We went to the restaurant.

'One thing, Lovejoy.' She gave me a look. 'You stayed in your own room last night.'

'Er ...' I reddened.

'I expected you to come in. A nightcap, possibly explain why we're roaming the Hundreds like this. And why you picked me.'

I said lamely, 'I got a bit weary, thinking things.'

'You lying swine. You're never weary.'

'Look, love.' I decided to come clean. 'Don't get mad. It's just... It's your wolfhound.'

From politeness I didn't mention Peshy's name.

'Peshy?' she said, astonished. 'What's wrong with Peshy?'

'Nothing, nowt, course not!' I shrugged apology. 'Only, you don't, well, sleep with him in bed, do you?'

She laughed, her whole form shaking with merriment.

'Lovejoy, you're ridiculous! You mean you lay awake next door because you thought—?

You stupid man. Of course not! Peshy has his own bed. It's my big leather case. It unfolds into a splendid snuggly-wuggly .. .' She turned to include the mongrel in the conversation, which thereon became meaningless.

I sighed with relief, got out of the motor and walked inside. She could make her own arrangements for the dog. She followed, insisting on a special steak cooked just so for Peshy. He dined in a children's high chair. I asked not to face him. Alicia said I was being stupid. I finished before she did and went to collect Tinker, agreeing to return in about two hours to carry on westward. I phoned Norma and Ferd in the meantime, to ask if they had heard anything about Timothy.

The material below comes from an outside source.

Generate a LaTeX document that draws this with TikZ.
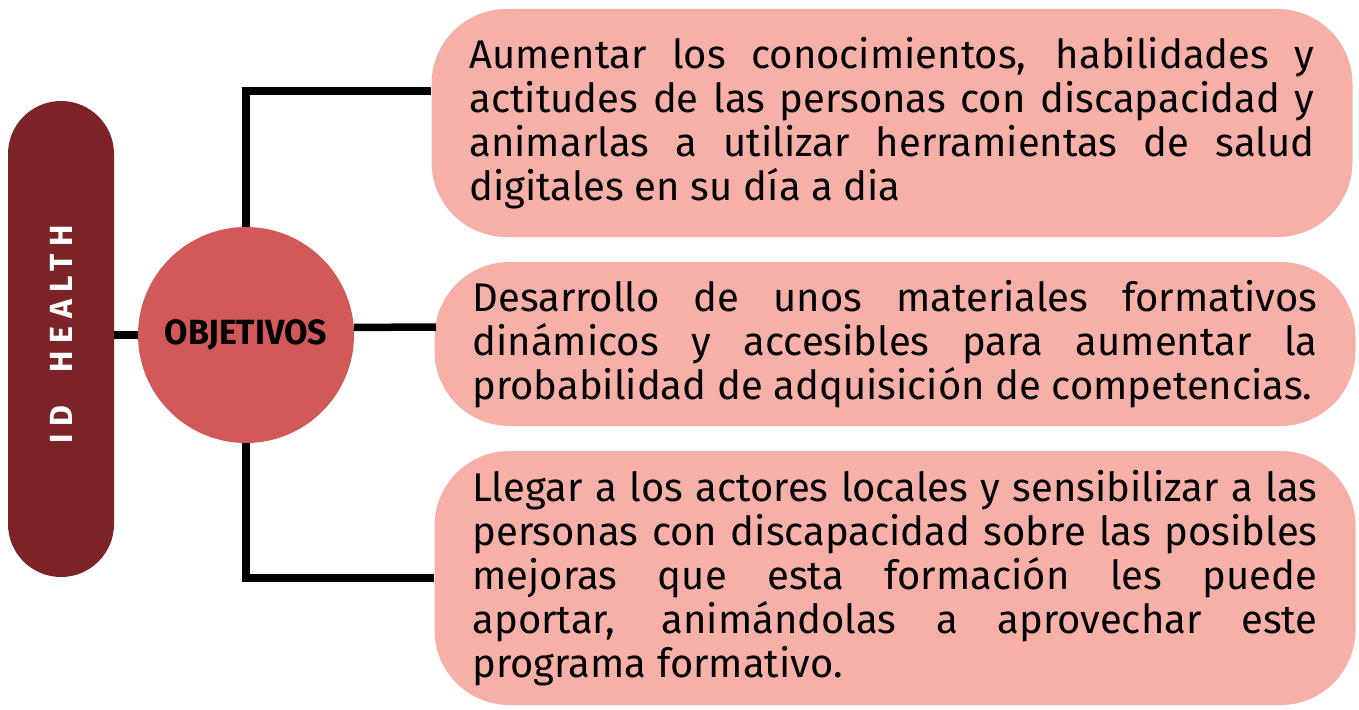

Norma was in tears telling me the bad news. I said how sad, and rang off. I phoned the hospital, asking for the doctor by name, pretending to be a doctor from Suffolk.

Florence was still in intensive care, the doctor said.

'What are the prospects of recovery?'

He reeled off a string of numbers with a load of terms I couldn't comprehend. Finally he asked, 'Who is this, please? Did you say...?'

That should do it. I rang off. They'd know it was me. That system of tapping in a number to find the number of the person who's just rung is a godsend in some circumstances, but highly dangerous in others. This was either, maybe both.

Tinker was in the pub when I got there, happy waiting and almost kaylied from booze. I got a jar and took it across. He'd gone back to smoking his old pipe. Eight empty glasses were on the table. He must have been waiting half an hour at least.

'Wotcher, Tinker. All right?'

'Fine, son. Did that fat old bint nick some good stuff?'

Cruel description of Alicia Domander – plump she might be, but age never comes into it.

'I think so. Had anything to eat?'

'Thought I'd let my thirst go down.'

'You'd best have a bite before we go on.'

I made him eat a couple of pasties, and had one myself for luck. I handed him the yield, wrapped in bubble plastic.

'Buy a couple of postage boxes from the post office and get them to Eleanor's house, in my lane in the village.'

Eleanor is nothing to do with antiques. She just has Henry, a little baby I mind while she's out. She knew to keep unexplained parcels in her garage until I returned. It would be the first of many. I badly needed as many as I could get, and the more famous the thefts we did the better.

'Did you find out who Hugo is?'

He belched. The tavern shuddered. People all about stopped talking, wondering what spaceship had just effected re-entry.

'There's a bloke called Hugo mends old Lancaster engines down Romford. He's nearly ninety, not done a hand's turn for a decade. Nobody else.'

'Keep trying. Be in that tavern where Tandy's knock-out ring meets in Acle, you know the one. Eight o'clock tonight. I'll phone you, tell you what to do.' I gave him another two notes.

'How many more you going to do today, then?'

'Eight or nine, maybe double figures, give or take.' I hoped our thefts would make the Antiques Trade Gazette by the following week. Things were looking better, except for absent friends.